-- START OF SUPPLIED RECORDS --

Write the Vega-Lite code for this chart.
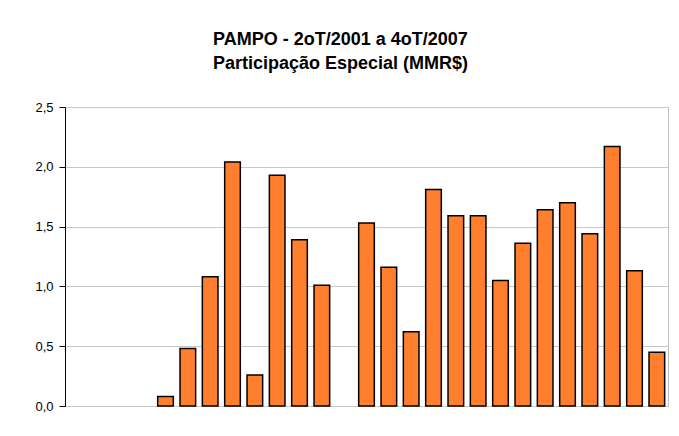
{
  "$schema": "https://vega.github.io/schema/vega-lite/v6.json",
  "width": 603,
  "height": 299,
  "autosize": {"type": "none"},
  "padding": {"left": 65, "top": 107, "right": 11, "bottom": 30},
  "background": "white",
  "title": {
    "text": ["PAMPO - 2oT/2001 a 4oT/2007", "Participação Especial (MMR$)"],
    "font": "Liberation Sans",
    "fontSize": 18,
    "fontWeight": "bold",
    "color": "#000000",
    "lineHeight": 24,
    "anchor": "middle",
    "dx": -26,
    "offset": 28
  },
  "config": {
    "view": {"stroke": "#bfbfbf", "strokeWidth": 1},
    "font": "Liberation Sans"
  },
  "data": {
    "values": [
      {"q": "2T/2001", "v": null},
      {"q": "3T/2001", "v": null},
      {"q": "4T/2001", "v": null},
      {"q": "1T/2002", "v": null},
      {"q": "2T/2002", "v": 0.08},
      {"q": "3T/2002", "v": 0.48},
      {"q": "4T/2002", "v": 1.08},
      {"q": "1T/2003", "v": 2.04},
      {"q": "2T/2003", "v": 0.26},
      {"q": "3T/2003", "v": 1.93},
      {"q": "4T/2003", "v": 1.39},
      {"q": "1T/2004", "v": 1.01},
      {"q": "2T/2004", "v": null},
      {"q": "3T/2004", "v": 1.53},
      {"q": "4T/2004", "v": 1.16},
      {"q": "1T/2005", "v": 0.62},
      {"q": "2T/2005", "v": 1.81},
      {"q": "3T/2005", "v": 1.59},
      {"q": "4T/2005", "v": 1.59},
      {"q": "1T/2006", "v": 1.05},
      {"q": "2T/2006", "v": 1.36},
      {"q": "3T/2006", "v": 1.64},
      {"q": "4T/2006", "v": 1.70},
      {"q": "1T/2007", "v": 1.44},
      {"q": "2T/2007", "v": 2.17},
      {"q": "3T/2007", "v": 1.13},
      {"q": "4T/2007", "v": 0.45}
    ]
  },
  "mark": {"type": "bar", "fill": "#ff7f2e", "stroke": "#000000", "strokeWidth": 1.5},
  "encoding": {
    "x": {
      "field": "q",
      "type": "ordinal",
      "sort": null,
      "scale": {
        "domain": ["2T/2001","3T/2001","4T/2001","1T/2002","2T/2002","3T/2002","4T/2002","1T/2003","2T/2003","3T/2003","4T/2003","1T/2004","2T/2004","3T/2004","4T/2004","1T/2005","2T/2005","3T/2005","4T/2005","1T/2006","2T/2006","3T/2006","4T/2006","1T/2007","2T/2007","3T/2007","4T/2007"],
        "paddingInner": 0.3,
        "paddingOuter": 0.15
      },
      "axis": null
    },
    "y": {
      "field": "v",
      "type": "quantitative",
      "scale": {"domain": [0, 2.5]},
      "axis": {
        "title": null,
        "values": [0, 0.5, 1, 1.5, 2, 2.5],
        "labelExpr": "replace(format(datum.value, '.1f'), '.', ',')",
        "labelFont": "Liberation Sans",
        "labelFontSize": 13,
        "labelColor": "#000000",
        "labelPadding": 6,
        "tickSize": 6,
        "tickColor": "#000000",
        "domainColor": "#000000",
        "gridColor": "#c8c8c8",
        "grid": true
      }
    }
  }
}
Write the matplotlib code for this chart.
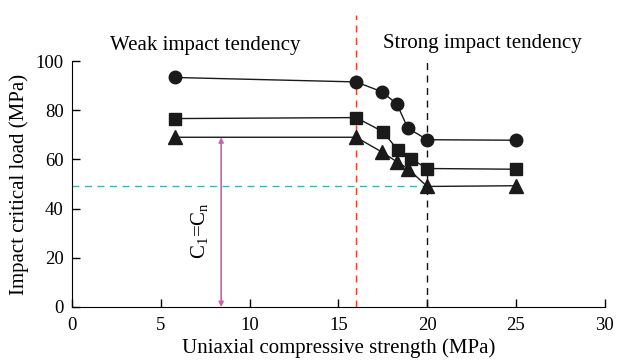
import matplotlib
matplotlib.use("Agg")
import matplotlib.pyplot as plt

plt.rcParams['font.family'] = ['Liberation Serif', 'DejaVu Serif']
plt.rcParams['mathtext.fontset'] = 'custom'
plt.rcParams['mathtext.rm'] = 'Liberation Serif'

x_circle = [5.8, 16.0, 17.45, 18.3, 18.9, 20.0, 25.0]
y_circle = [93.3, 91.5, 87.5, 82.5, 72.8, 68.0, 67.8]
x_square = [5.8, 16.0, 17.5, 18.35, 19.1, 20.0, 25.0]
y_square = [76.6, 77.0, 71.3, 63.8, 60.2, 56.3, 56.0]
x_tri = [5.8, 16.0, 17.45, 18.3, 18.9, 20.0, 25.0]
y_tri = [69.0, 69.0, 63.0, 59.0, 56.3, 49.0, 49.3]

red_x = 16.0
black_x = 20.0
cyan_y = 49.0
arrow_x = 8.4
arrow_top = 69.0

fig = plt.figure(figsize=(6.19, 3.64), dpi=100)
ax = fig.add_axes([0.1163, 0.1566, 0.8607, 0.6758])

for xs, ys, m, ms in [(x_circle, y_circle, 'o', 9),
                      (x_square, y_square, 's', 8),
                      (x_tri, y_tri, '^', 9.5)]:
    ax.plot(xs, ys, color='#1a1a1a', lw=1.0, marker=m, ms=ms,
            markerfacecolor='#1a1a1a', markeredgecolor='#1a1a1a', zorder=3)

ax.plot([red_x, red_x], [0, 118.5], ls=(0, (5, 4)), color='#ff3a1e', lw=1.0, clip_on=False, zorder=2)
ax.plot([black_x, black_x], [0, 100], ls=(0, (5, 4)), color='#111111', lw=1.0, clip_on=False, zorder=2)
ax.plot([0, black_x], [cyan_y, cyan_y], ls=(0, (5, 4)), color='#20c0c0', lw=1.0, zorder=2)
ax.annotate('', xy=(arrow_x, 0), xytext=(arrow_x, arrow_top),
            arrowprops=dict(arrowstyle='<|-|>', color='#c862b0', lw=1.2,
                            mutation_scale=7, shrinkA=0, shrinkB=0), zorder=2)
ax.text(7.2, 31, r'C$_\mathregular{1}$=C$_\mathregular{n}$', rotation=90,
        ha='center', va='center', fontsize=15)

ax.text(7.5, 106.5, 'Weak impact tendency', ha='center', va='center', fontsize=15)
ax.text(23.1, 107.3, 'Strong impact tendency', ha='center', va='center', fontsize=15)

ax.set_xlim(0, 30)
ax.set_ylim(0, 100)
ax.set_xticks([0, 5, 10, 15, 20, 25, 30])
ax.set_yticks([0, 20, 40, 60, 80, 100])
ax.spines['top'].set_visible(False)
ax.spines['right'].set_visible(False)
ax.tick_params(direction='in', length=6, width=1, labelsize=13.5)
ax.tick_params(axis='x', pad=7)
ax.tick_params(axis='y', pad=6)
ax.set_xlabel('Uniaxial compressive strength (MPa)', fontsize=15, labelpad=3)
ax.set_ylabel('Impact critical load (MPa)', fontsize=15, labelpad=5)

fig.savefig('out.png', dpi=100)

-- END OF SUPPLIED RECORDS --

**SET EXERCISE**
Repeat the listing verbatim. Skip the pictures.

**REPLY TO THE TASK**
Write the Vega-Lite code for this chart.
{
  "$schema": "https://vega.github.io/schema/vega-lite/v6.json",
  "width": 603,
  "height": 299,
  "autosize": {"type": "none"},
  "padding": {"left": 65, "top": 107, "right": 11, "bottom": 30},
  "background": "white",
  "title": {
    "text": ["PAMPO - 2oT/2001 a 4oT/2007", "Participação Especial (MMR$)"],
    "font": "Liberation Sans",
    "fontSize": 18,
    "fontWeight": "bold",
    "color": "#000000",
    "lineHeight": 24,
    "anchor": "middle",
    "dx": -26,
    "offset": 28
  },
  "config": {
    "view": {"stroke": "#bfbfbf", "strokeWidth": 1},
    "font": "Liberation Sans"
  },
  "data": {
    "values": [
      {"q": "2T/2001", "v": null},
      {"q": "3T/2001", "v": null},
      {"q": "4T/2001", "v": null},
      {"q": "1T/2002", "v": null},
      {"q": "2T/2002", "v": 0.08},
      {"q": "3T/2002", "v": 0.48},
      {"q": "4T/2002", "v": 1.08},
      {"q": "1T/2003", "v": 2.04},
      {"q": "2T/2003", "v": 0.26},
      {"q": "3T/2003", "v": 1.93},
      {"q": "4T/2003", "v": 1.39},
      {"q": "1T/2004", "v": 1.01},
      {"q": "2T/2004", "v": null},
      {"q": "3T/2004", "v": 1.53},
      {"q": "4T/2004", "v": 1.16},
      {"q": "1T/2005", "v": 0.62},
      {"q": "2T/2005", "v": 1.81},
      {"q": "3T/2005", "v": 1.59},
      {"q": "4T/2005", "v": 1.59},
      {"q": "1T/2006", "v": 1.05},
      {"q": "2T/2006", "v": 1.36},
      {"q": "3T/2006", "v": 1.64},
      {"q": "4T/2006", "v": 1.70},
      {"q": "1T/2007", "v": 1.44},
      {"q": "2T/2007", "v": 2.17},
      {"q": "3T/2007", "v": 1.13},
      {"q": "4T/2007", "v": 0.45}
    ]
  },
  "mark": {"type": "bar", "fill": "#ff7f2e", "stroke": "#000000", "strokeWidth": 1.5},
  "encoding": {
    "x": {
      "field": "q",
      "type": "ordinal",
      "sort": null,
      "scale": {
        "domain": ["2T/2001","3T/2001","4T/2001","1T/2002","2T/2002","3T/2002","4T/2002","1T/2003","2T/2003","3T/2003","4T/2003","1T/2004","2T/2004","3T/2004","4T/2004","1T/2005","2T/2005","3T/2005","4T/2005","1T/2006","2T/2006","3T/2006","4T/2006","1T/2007","2T/2007","3T/2007","4T/2007"],
        "paddingInner": 0.3,
        "paddingOuter": 0.15
      },
      "axis": null
    },
    "y": {
      "field": "v",
      "type": "quantitative",
      "scale": {"domain": [0, 2.5]},
      "axis": {
        "title": null,
        "values": [0, 0.5, 1, 1.5, 2, 2.5],
        "labelExpr": "replace(format(datum.value, '.1f'), '.', ',')",
        "labelFont": "Liberation Sans",
        "labelFontSize": 13,
        "labelColor": "#000000",
        "labelPadding": 6,
        "tickSize": 6,
        "tickColor": "#000000",
        "domainColor": "#000000",
        "gridColor": "#c8c8c8",
        "grid": true
      }
    }
  }
}
Write the matplotlib code for this chart.
import matplotlib
matplotlib.use("Agg")
import matplotlib.pyplot as plt

plt.rcParams['font.family'] = ['Liberation Serif', 'DejaVu Serif']
plt.rcParams['mathtext.fontset'] = 'custom'
plt.rcParams['mathtext.rm'] = 'Liberation Serif'

x_circle = [5.8, 16.0, 17.45, 18.3, 18.9, 20.0, 25.0]
y_circle = [93.3, 91.5, 87.5, 82.5, 72.8, 68.0, 67.8]
x_square = [5.8, 16.0, 17.5, 18.35, 19.1, 20.0, 25.0]
y_square = [76.6, 77.0, 71.3, 63.8, 60.2, 56.3, 56.0]
x_tri = [5.8, 16.0, 17.45, 18.3, 18.9, 20.0, 25.0]
y_tri = [69.0, 69.0, 63.0, 59.0, 56.3, 49.0, 49.3]

red_x = 16.0
black_x = 20.0
cyan_y = 49.0
arrow_x = 8.4
arrow_top = 69.0

fig = plt.figure(figsize=(6.19, 3.64), dpi=100)
ax = fig.add_axes([0.1163, 0.1566, 0.8607, 0.6758])

for xs, ys, m, ms in [(x_circle, y_circle, 'o', 9),
                      (x_square, y_square, 's', 8),
                      (x_tri, y_tri, '^', 9.5)]:
    ax.plot(xs, ys, color='#1a1a1a', lw=1.0, marker=m, ms=ms,
            markerfacecolor='#1a1a1a', markeredgecolor='#1a1a1a', zorder=3)

ax.plot([red_x, red_x], [0, 118.5], ls=(0, (5, 4)), color='#ff3a1e', lw=1.0, clip_on=False, zorder=2)
ax.plot([black_x, black_x], [0, 100], ls=(0, (5, 4)), color='#111111', lw=1.0, clip_on=False, zorder=2)
ax.plot([0, black_x], [cyan_y, cyan_y], ls=(0, (5, 4)), color='#20c0c0', lw=1.0, zorder=2)
ax.annotate('', xy=(arrow_x, 0), xytext=(arrow_x, arrow_top),
            arrowprops=dict(arrowstyle='<|-|>', color='#c862b0', lw=1.2,
                            mutation_scale=7, shrinkA=0, shrinkB=0), zorder=2)
ax.text(7.2, 31, r'C$_\mathregular{1}$=C$_\mathregular{n}$', rotation=90,
        ha='center', va='center', fontsize=15)

ax.text(7.5, 106.5, 'Weak impact tendency', ha='center', va='center', fontsize=15)
ax.text(23.1, 107.3, 'Strong impact tendency', ha='center', va='center', fontsize=15)

ax.set_xlim(0, 30)
ax.set_ylim(0, 100)
ax.set_xticks([0, 5, 10, 15, 20, 25, 30])
ax.set_yticks([0, 20, 40, 60, 80, 100])
ax.spines['top'].set_visible(False)
ax.spines['right'].set_visible(False)
ax.tick_params(direction='in', length=6, width=1, labelsize=13.5)
ax.tick_params(axis='x', pad=7)
ax.tick_params(axis='y', pad=6)
ax.set_xlabel('Uniaxial compressive strength (MPa)', fontsize=15, labelpad=3)
ax.set_ylabel('Impact critical load (MPa)', fontsize=15, labelpad=5)

fig.savefig('out.png', dpi=100)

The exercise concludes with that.